A study by global services provider Towers Watson found that high-engagement firms experienced an earnings-per-share (EPS) growth rate of 28%, compared with an 11.2% decline for low-engagement firms; and, according to a recent Gallup Management Journal survey, happy employees can better handle workplace relationships, stress and change. Moreoever, when respondents were asked how they would describe relationships with their coworkers, 86% of engaged employees said their interactions were always positive or mostly positive, vs. 72% of unengaged workers and just 45% of actively disengaged workers.

Gallup research also indicates that public organizations ranking in the top quartile of employee engagement had earnings per share (EPS) more than two-and-a-half times greater than organizations that were below average. 

In their 2008 book, Rules to Break and Laws to Follow: How Your Business Can Beat the Crisis of Short-Termism, authors Don Peppers and Martha Rogers observed that the shift in the balance of power to the consumer will cause organizations to place greater importance on building trust with customers.

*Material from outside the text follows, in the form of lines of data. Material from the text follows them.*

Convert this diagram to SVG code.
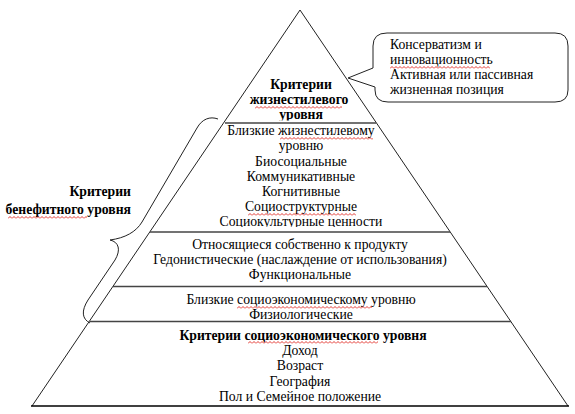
<svg xmlns="http://www.w3.org/2000/svg" width="575" height="414" viewBox="0 0 575 414" font-family="Liberation Serif, serif">
<style>
  text{font-family:'Liberation Serif','Times New Roman',serif;font-size:13.7px;fill:#000}
  .c{text-anchor:middle}
  .b{font-weight:bold}
  .edge{fill:none;stroke:#222;stroke-width:1}
  .sep{stroke:#444;stroke-width:1.6}
  .base{stroke:#000;stroke-width:1.6}
  .brace,.bubble{fill:#fff;stroke:#222;stroke-width:1}
  .brace{fill:none}
  .sq{fill:url(#wave)}
</style>
<defs>
  <pattern id="wave" width="4" height="3" patternUnits="userSpaceOnUse">
    <path d="M0 2.5 L2 0.5 L4 2.5" fill="none" stroke="#e0201a" stroke-width="0.9"/>
  </pattern>
  <clipPath id="clipTop"><rect x="0" y="0" width="575" height="120.5"/></clipPath>
  <clipPath id="clipMid"><rect x="0" y="0" width="575" height="227"/></clipPath>
</defs>
<rect width="575" height="414" fill="#fff"/>

<g id="pyramid">
  <path class="edge" d="M32 406 L300 10 L568 406"/>
  <line class="base" x1="31" y1="406" x2="569" y2="406"/>
</g>

<g id="connectors">
  <line class="sep" x1="225" y1="123" x2="376" y2="123"/>
  <line class="sep" x1="150" y1="232" x2="450" y2="232"/>
  <line class="sep" x1="113" y1="286.5" x2="487" y2="286.5"/>
  <line class="sep" x1="90" y1="321.5" x2="511" y2="321.5"/>
  <path class="brace" d="M218 119 C210 116 202 119 197 128 L142 222 C136 232 125 238 110 240 C119 242 121 250 115 260 L88 300 C81 311 82 319 90 323"/>
</g>

<g id="level-lifestyle">
  <g clip-path="url(#clipTop)">
    <text class="c b" x="301" y="88.5">Критерии</text>
    <text class="c b" x="299" y="103.5">жизнестилевого</text>
    <text class="c b" x="301" y="118.5">уровня</text>
  </g>
  <rect class="sq" transform="translate(255,106)" width="87" height="3"/>
</g>

<g id="callout">
  <path class="bubble" d="M387 33 L555 33 Q568 33 568 46 L568 90 Q568 102 555 102 L388 102 Q375 102 375 90 L375 87 L348 78 L373 68 L373 46 Q373 33 387 33 Z"/>
  <text x="390" y="49">Консерватизм и</text>
  <text x="390" y="64">инновационность</text>
  <text x="390" y="79">Активная или пассивная</text>
  <text x="390" y="94">жизненная позиция</text>
  <rect class="sq" transform="translate(390,66)" width="100" height="3"/>
</g>

<g id="level-close-lifestyle">
  <g clip-path="url(#clipMid)">
    <text class="c" x="301" y="135">Близкие жизнестилевому</text>
    <text class="c" x="301" y="150">уровню</text>
    <text class="c" x="301" y="165.5">Биосоциальные</text>
    <text class="c" x="301" y="181">Коммуникативные</text>
    <text class="c" x="301" y="196">Когнитивные</text>
    <text class="c" x="301" y="211">Социоструктурные</text>
    <text class="c" x="301" y="225.5">Социокультурные ценности</text>
  </g>
  <rect class="sq" transform="translate(280,137)" width="93" height="3"/>
  <rect class="sq" transform="translate(248,213)" width="108" height="3"/>
</g>

<g id="level-product">
  <text class="c" x="300" y="249">Относящиеся собственно к продукту</text>
  <text class="c" x="300" y="264">Гедонистические (наслаждение от использования)</text>
  <text class="c" x="300" y="279">Функциональные</text>
</g>

<g id="level-close-socio">
  <text class="c" x="301" y="304">Близкие социоэкономическому уровню</text>
  <text class="c" x="301" y="318.5">Физиологические</text>
  <rect class="sq" transform="translate(237,306)" width="135" height="3"/>
</g>

<g id="level-socio">
  <text class="c b" x="303" y="339.5">Критерии социоэкономического уровня</text>
  <text class="c" x="300" y="355">Доход</text>
  <text class="c" x="300" y="370">Возраст</text>
  <text class="c" x="300" y="385.5">География</text>
  <text class="c" x="300" y="400.5">Пол и Семейное положение</text>
  <rect class="sq" transform="translate(248,341)" width="130" height="3"/>
</g>

<g id="label-benefit">
  <text class="b" x="131" y="196" text-anchor="end">Критерии</text>
  <text class="b" x="131" y="214" text-anchor="end">бенефитного уровня</text>
  <rect class="sq" transform="translate(8,216)" width="79" height="3"/>
</g>
</svg>
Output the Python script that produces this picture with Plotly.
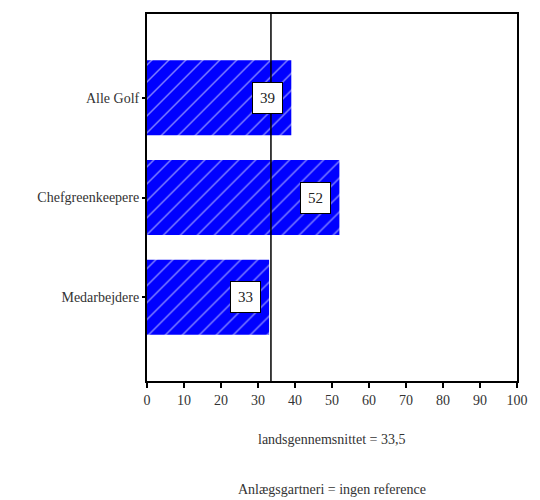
import plotly.graph_objects as go

# Data
categories = ["Alle Golf", "Chefgreenkeepere", "Medarbejdere"]
values = [39, 52, 33]
national_avg = 33.5
x_ticks = [0, 10, 20, 30, 40, 50, 60, 70, 80, 90, 100]
note_lines = ["landsgennemsnittet = 33,5", "Anlægsgartneri = ingen reference"]

serif = "Liberation Serif"

fig = go.Figure()
fig.add_trace(go.Bar(
    y=categories,
    x=values,
    orientation="h",
    width=0.75,
    marker=dict(
        color="#0000FF",
        line=dict(width=0),
        pattern=dict(shape="/", bgcolor="#0000FF", fgcolor="#FFFFFF",
                     size=12, solidity=0.12),
    ),
    hoverinfo="skip",
))

# national average reference line
fig.add_shape(type="line", xref="x", yref="paper",
              x0=national_avg, x1=national_avg, y0=0, y1=1,
              line=dict(color="black", width=1.5), layer="above")

# value boxes inside the bars
for cat, v in zip(categories, values):
    fig.add_annotation(x=v, y=cat, xref="x", yref="y", text=str(v),
                       showarrow=False, xanchor="right", xshift=-8,
                       font=dict(family=serif, size=15, color="#222"),
                       bgcolor="white", bordercolor="black", borderwidth=1,
                       borderpad=7)

# notes below the axis
for i, line in enumerate(note_lines):
    fig.add_annotation(x=0.5, y=-0.16 - i * 0.136, xref="paper", yref="paper",
                       yanchor="middle",
                       text=line, showarrow=False,
                       font=dict(family=serif, size=14, color="#333"))

fig.update_layout(
    width=540, height=500,
    margin=dict(l=147, r=16, t=13, b=119),
    paper_bgcolor="white", plot_bgcolor="white",
    showlegend=False,
    font=dict(family=serif, size=14, color="#333"),
)
fig.update_xaxes(range=[0, 100], tickvals=x_ticks, ticks="outside", ticklen=5,
                 tickwidth=2, tickcolor="black", showgrid=False, zeroline=False,
                 showline=True, linecolor="black", linewidth=2, mirror=True,
                 fixedrange=True)
fig.update_yaxes(categoryorder="array", categoryarray=categories,
                 range=[2.84, -0.84], ticks="outside", ticklen=3, tickwidth=2,
                 tickcolor="black", showgrid=False, showline=True,
                 linecolor="black", linewidth=2, mirror=True, fixedrange=True)

fig.write_html("out.html")
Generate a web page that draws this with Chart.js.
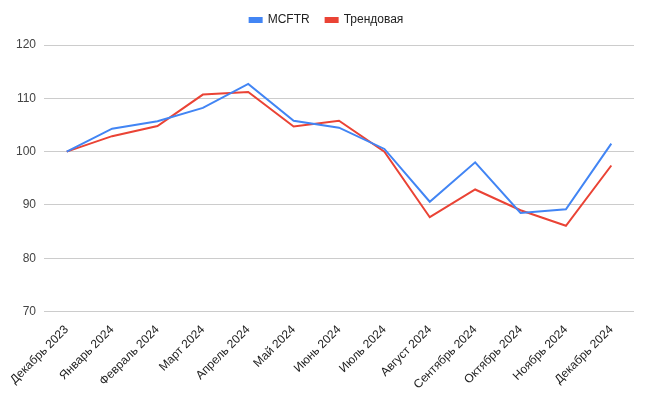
<!DOCTYPE html>
<html><head><meta charset="utf-8">
<script src="https://cdn.jsdelivr.net/npm/chart.js@4/dist/chart.umd.min.js"></script>
<style>html,body{margin:0;padding:0;background:#fff}#wrap{width:650px;height:394px}</style>
</head><body><div id="wrap"><canvas id="c"></canvas></div>
<script>
const categories = ["Декабрь 2023","Январь 2024","Февраль 2024","Март 2024","Апрель 2024","Май 2024","Июнь 2024","Июль 2024","Август 2024","Сентябрь 2024","Октябрь 2024","Ноябрь 2024","Декабрь 2024"];
const mcftr = [100, 104.3, 105.7, 108.2, 112.7, 105.8, 104.5, 100.5, 90.6, 98.0, 88.5, 89.2, 101.5];
const trend = [100, 102.9, 104.8, 110.7, 111.2, 104.7, 105.8, 100.0, 87.7, 92.9, 89.0, 86.1, 97.4];
const yTicks = [70, 80, 90, 100, 110, 120];

const legendSpacer = {
  id: 'legendSpacer',
  beforeInit(chart) {
    const origFit = chart.legend.fit;
    chart.legend.fit = function() { origFit.call(this); this.height += 9; };
  },
  afterLayout(chart) {
    chart.legend.left += 5;
    chart.legend.right += 6;
  }
};

new Chart(document.getElementById('c'), {
  type: 'line',
  plugins: [legendSpacer],
  data: {
    labels: categories,
    datasets: [
      {label: 'MCFTR', data: mcftr, borderColor: '#4285F4', backgroundColor: '#4285F4', borderWidth: 2, pointRadius: 0, tension: 0},
      {label: 'Трендовая', data: trend, borderColor: '#EA4335', backgroundColor: '#EA4335', borderWidth: 2, pointRadius: 0, tension: 0}
    ]
  },
  options: {
    responsive: true, maintainAspectRatio: false, animation: false,
    layout: {padding: {left: 8, right: 16, top: -2, bottom: -1}},
    plugins: {
      legend: {position: 'top', labels: {boxWidth: 12, boxHeight: 4, color: '#222', font: {family: 'Liberation Sans, Arial', size: 12}, padding: 16}},
      tooltip: {enabled: false}
    },
    scales: {
      x: {offset: true, grid: {display: false}, border: {display: false},
          ticks: {minRotation: 45, maxRotation: 45, color: '#222', font: {family: 'Liberation Sans, Arial', size: 12}, autoSkip: false}},
      y: {min: yTicks[0], max: yTicks[yTicks.length-1], border: {display: false},
          grid: {color: '#cccccc', drawTicks: false},
          afterBuildTicks: (ax) => { ax.ticks = yTicks.map(v => ({value: v})); },
          ticks: {padding: 8, color: '#444', font: {family: 'Liberation Sans, Arial', size: 12}}}
    }
  }
});
</script></body></html>
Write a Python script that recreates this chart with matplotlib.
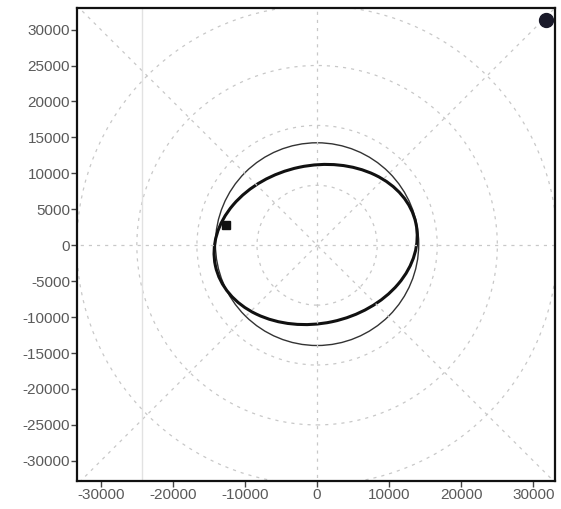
import numpy as np
import matplotlib
matplotlib.use("Agg")
import matplotlib.pyplot as plt
from matplotlib.patches import Circle, Ellipse

plt.rcParams["axes.unicode_minus"] = False

# axis ticks
ticks = [-30000, -20000, -10000, 0, 10000, 20000, 30000]
yticks = [-30000, -25000, -20000, -15000, -10000, -5000, 0, 5000, 10000, 15000, 20000, 25000, 30000]

# polar grid
grid_radii = [8333, 16667, 25000, 33333]
grid_angles = [0, 45, 90, 135]

# reference circle
ref_center = (0, 150)
ref_radius = 14100

# orbit (ellipse)
orbit_center = (-200, 100)
orbit_width = 2 * 14213
orbit_height = 2 * 10982
orbit_angle = 12

# markers
square_xy = (-12660, 2750)
dot_xy = (31730, 31400)
stray_x = -24300

fig = plt.figure(figsize=(5.61, 5.09), dpi=100)
ax = fig.add_axes([77 / 561, 28 / 509, 478 / 561, 473 / 509])

grid_kw = dict(color="#c8c8c8", lw=0.9, ls=(0, (2.5, 4)))
for r in grid_radii:
    ax.add_patch(Circle((0, 0), r, fill=False, **grid_kw))
for a in grid_angles:
    t = np.deg2rad(a)
    L = 50000
    ax.plot([-L * np.cos(t), L * np.cos(t)], [-L * np.sin(t), L * np.sin(t)], **grid_kw)

ax.axvline(stray_x, color="#e2e2e2", lw=1.0)

ax.add_patch(Circle(ref_center, ref_radius, fill=False, color="#333333", lw=1.0))
ax.add_patch(Ellipse(orbit_center, orbit_width, orbit_height, angle=orbit_angle,
                     fill=False, color="#111111", lw=2.2))

ax.plot(*square_xy, marker="s", ms=5.5, color="#111111")
ax.plot(*dot_xy, marker="o", ms=10, color="#1a1a2a")

ax.set_xlim(-33300, 33000)
ax.set_ylim(-32800, 33000)
ax.set_xticks(ticks)
ax.set_yticks(yticks)
ax.tick_params(direction="out", length=4, width=1, pad=1, labelsize=11,
               labelcolor="#5a5a5a", color="#444444")
for lab in ax.get_xticklabels() + ax.get_yticklabels():
    lab.set_family("Liberation Sans")
for s in ax.spines.values():
    s.set_linewidth(1.6)
    s.set_color("#111111")

fig.savefig("out.png", dpi=100)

The Foundation of Engagement

Research has also found that engagement is about accentuating the positive. A comprehensive study of all research conducted on organizational motivation, “Incentives, Motivation and Workplace Performance: Research and Best Practices,” published by the Incentive Research Foundation, found the following components critical to fostering a culture of performance:

• Leadership with a clear vision of the mission
• Clear communication of the mission and the critical success factors
• The capability and the ability of people to do what is being asked of them
• Buy-in—a belief that what is being asked is good for them
• Support for company goals with the confidence that the organization truly cares
• Emotion—a general sense of well-being and trust
• Measurement and feedback through a regular flow of information that people can use to improve their performance.

The Reality and Challenges

It is important to understand, however, that taking an enterprise approach to engagement isn’t a panacea to protect against poor strategy or financial management. There are a number of serious obstacles, especially in larger organizations:

• Research suggests that Enterprise Engagement only works over the long haul; it’s of little use to executives seeking a short-term result.
• Today’s organizational structures are based on silos that obstruct Enterprise Engagement. It takes a CEO committed to this business approach, with a personal commitment and board seeking a long-term stay.
• Enterprise Engagement requires a level of leadership throughout the organization difficult to achieve in any size company.
• Enterprise Engagement is overlooked in business schools and the business media, so executives get little exposure to it.
• Enterprise Engagement does not make a company immune to economics or poor financial management.
• Many organizations have decades of labor distrust that sour the climate for engagement.
• Companies lack the research and documentation as to the merits of various types of engagement tactics, or the best ways to deploy them.

How Do We Get There?

Engagement, for some, is a journey, but it is a journey that will pay off in more productive employees and stronger bottom line results. One industry organization, the Enterprise Engagement Alliance, is working on the development of a curriculum and certification program. This comprehensive program will help guide professionals in the implementation of engagement practices and help organizations to develop effective benchmarks for best practices.

Organizations that buy into Enterprise Engagement will learn to work collaboratively across business units to find the best way to achieve long-term financial results. They will strive to maximize human capital, both internally and externally, with the goal of unifying the organization to continually seek better ways to help customers and create new opportunities for the business to the benefit of all.